Now I was already going to look that up when I got home even before the next line. Creating that ‘beloved community’ was going to require “qualitative change in our souls as well as quantitative change in our lives.” Sounds like wholesale noetic change and then redistribution. Well, I have heard that pitch so many times in recent years and it never bodes well. Change what we feel, believe, value, wish for, and how we live. How comprehensive that is. How transformative. How personally intrusive.  That’s also the goal Abraham Maslow and Carl Rogers had that we have covered and for similar reasons. It’s the goal of the humanistic education and the Curriculum of Affect. I have those Ford Foundation financed visions from the 60’s that we will go over in the next post.

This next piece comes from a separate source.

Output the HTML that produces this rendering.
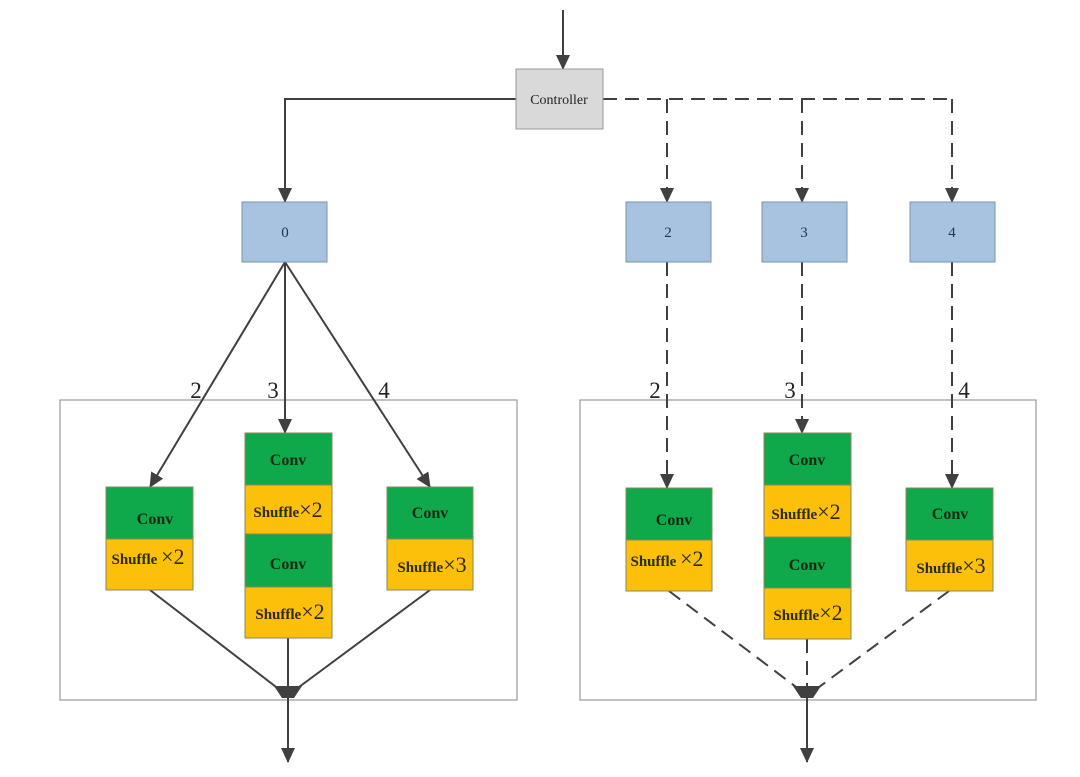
<!DOCTYPE html>
<html><head><style>body{margin:0;background:#fff}svg{display:block}</style></head><body>
<svg width="1080" height="777" viewBox="0 0 1080 777" xmlns="http://www.w3.org/2000/svg" font-family="Liberation Serif, serif">
<defs>
<marker id="a" markerWidth="16" markerHeight="14" refX="14" refY="7" orient="auto" markerUnits="userSpaceOnUse"><path d="M0,0 L15,7 L0,14 Z" fill="#404040"/></marker>
</defs>
<g stroke="#999" fill="none" stroke-width="1.2">
<rect x="60" y="400" width="457" height="300"/>
<rect x="580" y="400" width="456" height="300"/>
</g>
<g stroke="#404040" stroke-width="2" fill="none">
<line x1="563" y1="10" x2="563" y2="69" marker-end="url(#a)"/>
<polyline points="516,99 285,99 285,202" marker-end="url(#a)"/>
<line x1="285" y1="262" x2="150" y2="487" marker-end="url(#a)"/>
<line x1="285" y1="262" x2="285" y2="433" marker-end="url(#a)"/>
<line x1="285" y1="262" x2="430" y2="487" marker-end="url(#a)"/>
<line x1="150" y1="590" x2="280" y2="690"/>
<line x1="288" y1="638" x2="288" y2="690"/>
<line x1="430" y1="590" x2="295" y2="690"/>
<line x1="288" y1="692" x2="288" y2="762" marker-end="url(#a)"/>
<g stroke-dasharray="14,8">
<line x1="603" y1="99" x2="952" y2="99"/>
<line x1="667" y1="99" x2="667" y2="202" marker-end="url(#a)"/>
<line x1="802" y1="99" x2="802" y2="202" marker-end="url(#a)"/>
<line x1="952" y1="99" x2="952" y2="202" marker-end="url(#a)"/>
<line x1="667" y1="262" x2="667" y2="488" marker-end="url(#a)"/>
<line x1="802" y1="262" x2="802" y2="433" marker-end="url(#a)"/>
<line x1="952" y1="262" x2="952" y2="488" marker-end="url(#a)"/>
<line x1="669" y1="591" x2="800" y2="690"/>
<line x1="807" y1="639" x2="807" y2="690"/>
<line x1="949" y1="591" x2="815" y2="690"/>
</g>
<line x1="807" y1="692" x2="807" y2="762" marker-end="url(#a)"/>
</g>
<path d="M274,686 L302,686 L294,698 L282,698 Z" fill="#404040"/>
<path d="M793,686 L821,686 L813,698 L801,698 Z" fill="#404040"/>
<rect x="516" y="69" width="87" height="60" fill="#d9d9d9" stroke="#999"/>
<text x="559" y="104" font-size="14" text-anchor="middle" fill="#222">Controller</text>
<g fill="#a7c3df" stroke="#7a93ad">
<rect x="242" y="202" width="85" height="60"/><rect x="626" y="202" width="85" height="60"/>
<rect x="762" y="202" width="85" height="60"/><rect x="910" y="202" width="85" height="60"/>
</g>
<g font-size="15" text-anchor="middle" fill="#1f3550">
<text x="285" y="237">0</text><text x="668" y="237">2</text><text x="804" y="237">3</text><text x="952" y="237">4</text>
</g>
<g font-size="23" fill="#222" text-anchor="middle">
<text x="196" y="398">2</text><text x="273" y="398">3</text><text x="384" y="398">4</text>
<text x="655" y="398">2</text><text x="790" y="398">3</text><text x="964" y="398">4</text>
</g>
<g stroke="#8a8a5a" stroke-width="1">
<rect x="106" y="487" width="87" height="52" fill="#0fa84a"/><rect x="106" y="539" width="87" height="51" fill="#fcbf0a"/>
<rect x="245" y="433" width="87" height="52" fill="#0fa84a"/><rect x="245" y="485" width="87" height="49" fill="#fcbf0a"/>
<rect x="245" y="534" width="87" height="53" fill="#0fa84a"/><rect x="245" y="587" width="87" height="51" fill="#fcbf0a"/>
<rect x="387" y="487" width="86" height="52" fill="#0fa84a"/><rect x="387" y="539" width="86" height="51" fill="#fcbf0a"/>
<rect x="626" y="488" width="86" height="52" fill="#0fa84a"/><rect x="626" y="540" width="86" height="51" fill="#fcbf0a"/>
<rect x="764" y="433" width="87" height="52" fill="#0fa84a"/><rect x="764" y="485" width="87" height="52" fill="#fcbf0a"/>
<rect x="764" y="537" width="87" height="51" fill="#0fa84a"/><rect x="764" y="588" width="87" height="51" fill="#fcbf0a"/>
<rect x="906" y="488" width="87" height="52" fill="#0fa84a"/><rect x="906" y="540" width="87" height="51" fill="#fcbf0a"/>
</g>
<g font-size="16" fill="#0f2a10" font-weight="bold" text-anchor="middle">
<text x="155" y="524">Conv</text><text x="288" y="465">Conv</text><text x="288" y="569">Conv</text><text x="430" y="518">Conv</text>
<text x="674" y="525">Conv</text><text x="807" y="465">Conv</text><text x="807" y="570">Conv</text><text x="950" y="519">Conv</text>
</g>
<g font-size="15" fill="#2a2a10" text-anchor="middle">
<text x="148" y="564"><tspan font-weight="bold">Shuffle</tspan> <tspan font-size="22">×2</tspan></text>
<text x="288" y="517"><tspan font-weight="bold">Shuffle</tspan><tspan font-size="22">×2</tspan></text>
<text x="290" y="619"><tspan font-weight="bold">Shuffle</tspan><tspan font-size="22">×2</tspan></text>
<text x="432" y="572"><tspan font-weight="bold">Shuffle</tspan><tspan font-size="22">×3</tspan></text>
<text x="667" y="566"><tspan font-weight="bold">Shuffle</tspan> <tspan font-size="22">×2</tspan></text>
<text x="806" y="519"><tspan font-weight="bold">Shuffle</tspan><tspan font-size="22">×2</tspan></text>
<text x="808" y="620"><tspan font-weight="bold">Shuffle</tspan><tspan font-size="22">×2</tspan></text>
<text x="951" y="573"><tspan font-weight="bold">Shuffle</tspan><tspan font-size="22">×3</tspan></text>
</g>
</svg>
</body></html>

What I did not know though is that there were so many people waiting to finalize King’s ‘blessed community’ revolution of civil society and the economy. Conducted through the schools and in the name of the disadvantaged and saving the inner Cities where ever they are located. The most explicit layout of what is really being contemplated dovetails with what King-aide Bayard Rustin laid out in 1965 that we discussed here   http://www.invisibleserfscollar.com/commencing-the-long-sought-bloodless-coup-via-education-to-make-equality-for-all-a-fact/ But the MLK ‘blessed community’ vision that virtually duplicates what we have learned to associate with little ‘c’ Marxist Humanism is described here http://www.yesmagazine.org/issues/a-conspiracy-of-hope/the-beloved-community-of-martin-luther-king as being where Dr King had gone in the last two years of his life. And it is this vision that (co)lab and Fulton’s charter and the described reforms consistent with changing the purpose of education are now unquestionably linked to.

When the vision attached to education reforms or political reforms to restructure the nature of cities is attached to language about ” a new more human society” with ‘new values” we all need to pay attention. That aspiration has never worked out well. In the name of avoiding exploitation and oppression and achieving justice and equality, the exact opposites occur because political power and its ability to coerce with minimal consequences to the pushers become dominant. But there is such reverence now for King. Will anyone recognize in time the dangers of blindly advocating for fulfilling his vision “to develop an overriding loyalty to mankind as a whole”?

What about putting the public sector and charitable foundations in charge of shifting us all from a “thing-oriented society to a person-oriented society?” Wouldn’t a curriculum of affect grounded in psychology as the new focus of education be a useful tool for that goal?

We are all being hurdled towards uprooting what we have now to design and create anew. And most people are not in the meetings where this is being laid out at. And there are lots of lies being told in meetings we are at to cover this up so we do not rebel before it is all done. And most of the people advocating for all this are doing it because such advocacy is their livelihood.

No one getting paid to push this has to bear the likely atrocious long-term consequences and they have no incentive to even be aware of them. The people who do have to bear the consequences are largely unaware of what is even intended.

Which is why my typing fingers are getting calloused and my voice hoarse from trying to sound the alarm in time.

As soon as I hear it or see it or read it. Sometimes all three like this time.